1. What is the book about as a whole?

It's a practical book about product management. Provides a framework of what good product management looks like and gives examples of bad product management.

2. What is being said in detail, and how?

Product management is a somewhat new and obscure career path and it is riddled with misconceptions that most often translate to business waste and, ultimately, failure. Here are some points from the book, (roughly) in order of importance:

  • shipping features is NOT the end goal. This is the most common misconception about product management
  • a product is just a way of solving a user need. Understand the user need deeply to make sure you're working on the right product
  • users don't typically know the solution even when they might have ideas - active product management work is required
  • always verify products through smaller-scale experimentation. This both saves time and helps with understanding the needs
  • knowing what features to prioritize takes talking to customers and data understanding
  • product-led companies are a frame of thinking that can't be fully done on individual level
  • a product manager is NOT a human manager and should not act like one
  • a good product manager should know what ideas to prioritize; the internal teams are often the source of ideas - he's the validator
  • incentives absolutely matter. A company should have the right incentives and bonus scheme to be product-led
  • there are multiple layers of product management - ranging from short term features to long-term strategy. The longer the term, the higher the seniority
  • strategy framework: 1. There should be a long-term vision of a company 2. Follow the business metrics that should be reached to get 1. 3. User needs/product problems that can address 2. 4. Actual features to ship that address 3.

3. Is the book true, in whole or part?

I've worked in a company that I'd say was "in the build trap". The focus was on shipping features and I did see how the company ultimately failed. There was little understanding of the user needs. The problems that the book outlined did ring true and I'm convinced about the way things should not happen.

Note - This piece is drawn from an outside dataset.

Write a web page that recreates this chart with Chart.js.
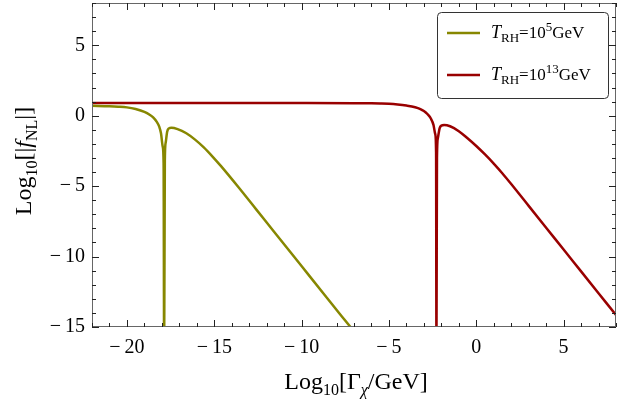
<!DOCTYPE html>
<html>
<head>
<meta charset="utf-8">
<script src="https://cdn.jsdelivr.net/npm/chart.js@4.4.0/dist/chart.umd.min.js"></script>
<style>
  html, body { margin: 0; padding: 0; background: #fff; }
</style>
</head>
<body>
<canvas id="chart" width="636" height="401"></canvas>
<script>
// T_RH = 10^5 GeV
const lowX = [-22, -21, -20.5, -20, -19.5, -19, -18.7, -18.5, -18.3, -18.15, -18.05, -17.95, -17.9, -17.87,
  -17.83, -17.78, -17.7, -17.6, -17.45, -17.1, -16.6, -16.1, -15.6, -15.1, -14.6, -13.6, -12.6, -11.6,
  -10.6, -9.6, -8.6, -7.6, -7.0];
const lowY = [0.70, 0.67, 0.64, 0.59, 0.47, 0.27, 0.07, -0.12, -0.42, -0.78, -1.25, -2.2, -3.4, -17,
  -3.2, -1.9, -1.15, -0.9, -0.85, -0.95, -1.25, -1.7, -2.25, -2.9, -3.6, -5.1, -6.65, -8.2,
  -9.75, -11.3, -12.85, -14.4, -15.3];

// T_RH = 10^13 GeV
const highX = [-22, -10, -7, -6, -5.5, -5, -4.5, -4, -3.5, -3.2, -3.0, -2.8, -2.6, -2.45, -2.35, -2.3, -2.28,
  -2.25, -2.2, -2.1, -2.0, -1.84, -1.5, -1.0, -0.5, 0, 0.5, 1, 1.5, 2, 3, 4, 5, 6, 7, 8];
const highY = [0.90, 0.90, 0.89, 0.88, 0.87, 0.85, 0.80, 0.72, 0.60, 0.47, 0.33, 0.12, -0.2, -0.65, -1.3, -2.6, -17,
  -3, -1.6, -0.9, -0.7, -0.66, -0.75, -1.1, -1.6, -2.15, -2.75, -3.4, -4.1, -4.85, -6.4, -7.95, -9.5, -11.05, -12.6, -14.15];

const seriesExp = ['5', '13'];
const seriesColors = ['#878700', '#990000'];

const xTicks = [-20, -15, -10, -5, 0, 5];
const yTicks = [-15, -10, -5, 0, 5];

const serif = '"Liberation Serif", "DejaVu Serif", serif';

const toPoints = (xs, ys) => xs.map((x, i) => ({ x: x, y: ys[i] }));
const fmt = v => v < 0 ? '\u2212\u2009' + Math.abs(v) : String(v);

// draw a row of text pieces (sub/superscripts), centred on x
function drawRuns(ctx, runs, x, y, align) {
  let total = 0;
  runs.forEach(r => {
    ctx.font = (r.it ? 'italic ' : '') + r.s + 'px ' + serif;
    r.w = ctx.measureText(r.t).width;
    total += r.w;
  });
  let cx = align === 'left' ? x : x - total / 2;
  ctx.textBaseline = 'alphabetic';
  ctx.textAlign = 'left';
  runs.forEach(r => {
    ctx.font = (r.it ? 'italic ' : '') + r.s + 'px ' + serif;
    ctx.fillText(r.t, cx, y + (r.dy || 0));
    cx += r.w;
  });
}

const framePlugin = {
  id: 'frame',
  afterDatasetsDraw(chart) {
    const { ctx, chartArea: a, scales } = chart;
    ctx.save();
    ctx.strokeStyle = '#666';
    ctx.lineWidth = 1;
    ctx.strokeRect(a.left + 0.5, a.top + 0.5, a.right - a.left - 1, a.bottom - a.top - 1);

    ctx.strokeStyle = '#222';
    ctx.beginPath();
    for (let v = -22; v <= 8; v++) {
      const px = Math.round(scales.x.getPixelForValue(v)) + 0.5;
      const len = xTicks.includes(v) ? 7 : 4;
      ctx.moveTo(px, a.bottom); ctx.lineTo(px, a.bottom - len);
      ctx.moveTo(px, a.top); ctx.lineTo(px, a.top + len);
    }
    for (let v = -15; v <= 8; v++) {
      const py = Math.round(scales.y.getPixelForValue(v)) + 0.5;
      const len = yTicks.includes(v) ? 7 : 4;
      ctx.moveTo(a.left, py); ctx.lineTo(a.left + len, py);
      ctx.moveTo(a.right, py); ctx.lineTo(a.right - len, py);
    }
    ctx.stroke();

    // axis titles
    ctx.fillStyle = '#000';
    drawRuns(ctx, [
      { t: 'Log', s: 24 }, { t: '10', s: 16, dy: 6 }, { t: '[\u0393', s: 24 },
      { t: '\u03c7', s: 16, dy: 6, it: true }, { t: '/GeV]', s: 24 }
    ], 356, 389);

    ctx.save();
    ctx.translate(31, 161);
    ctx.rotate(-Math.PI / 2);
    drawRuns(ctx, [
      { t: 'Log', s: 24 }, { t: '10', s: 16, dy: 6 }, { t: '[|', s: 24 },
      { t: 'f', s: 24, it: true }, { t: 'NL', s: 16, dy: 6 }, { t: '|]', s: 24 }
    ], 0, 0);
    ctx.restore();

    // legend
    ctx.fillStyle = '#fff';
    ctx.strokeStyle = '#333';
    ctx.lineWidth = 1;
    ctx.beginPath();
    ctx.roundRect(437.5, 12.5, 171, 86, 4);
    ctx.fill();
    ctx.stroke();
    seriesExp.forEach((e, i) => {
      const y = 33 + i * 42;
      ctx.strokeStyle = seriesColors[i];
      ctx.lineWidth = 2.5;
      ctx.beginPath();
      ctx.moveTo(447, y); ctx.lineTo(480, y);
      ctx.stroke();
      ctx.fillStyle = '#000';
      drawRuns(ctx, [
        { t: 'T', s: 18, it: true }, { t: 'RH', s: 13, dy: 4 }, { t: '=10', s: 17 },
        { t: e, s: 13, dy: -7 }, { t: 'GeV', s: 17 }
      ], 491, y + 5, 'left');
    });
    ctx.restore();
  }
};

new Chart(document.getElementById('chart'), {
  type: 'scatter',
  data: {
    datasets: [
      { data: toPoints(lowX, lowY), borderColor: seriesColors[0] },
      { data: toPoints(highX, highY), borderColor: seriesColors[1] }
    ].map(d => Object.assign(d, {
      showLine: true, pointRadius: 0, borderWidth: 2.5,
      cubicInterpolationMode: 'monotone', clip: 0
    }))
  },
  options: {
    responsive: false,
    animation: false,
    layout: { padding: { top: 3, right: 20, left: 0, bottom: 0 } },
    plugins: { legend: { display: false }, tooltip: { enabled: false } },
    scales: {
      x: {
        type: 'linear', min: -22, max: 8,
        grid: { display: false, drawTicks: false }, border: { display: false },
        afterBuildTicks: s => { s.ticks = xTicks.map(v => ({ value: v })); },
        afterFit: s => { s.height = 74; s.paddingLeft = 0; s.paddingRight = 0; },
        ticks: { color: '#000', font: { family: serif, size: 20 }, padding: 9,
          maxRotation: 0, autoSkip: false, callback: fmt }
      },
      y: {
        type: 'linear', min: -15, max: 8,
        grid: { display: false, drawTicks: false }, border: { display: false },
        afterBuildTicks: s => { s.ticks = yTicks.map(v => ({ value: v })); },
        afterFit: s => { s.width = 92; s.paddingTop = 0; s.paddingBottom = 0; },
        ticks: { color: '#000', font: { family: serif, size: 20 }, padding: 7,
          autoSkip: false, callback: fmt }
      }
    }
  },
  plugins: [framePlugin]
});
</script>
</body>
</html>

I found the book a bit light on how to set up incentives and experiments - there are examples provided but they are a bit narrow. To me this is where the true value of product management is - first, how to set up incentives in a way that people are focused on understanding the user needs. And second, how to devise and act on experiments.

4. What of it?

The book did validate some of my past experience. Understanding the user need is a great way to stay in business and it does mean that I'll have to think harder about how to validate what I'm working on. I should put more time in experimentation - especially devising experiments that can produce and track measurable insights.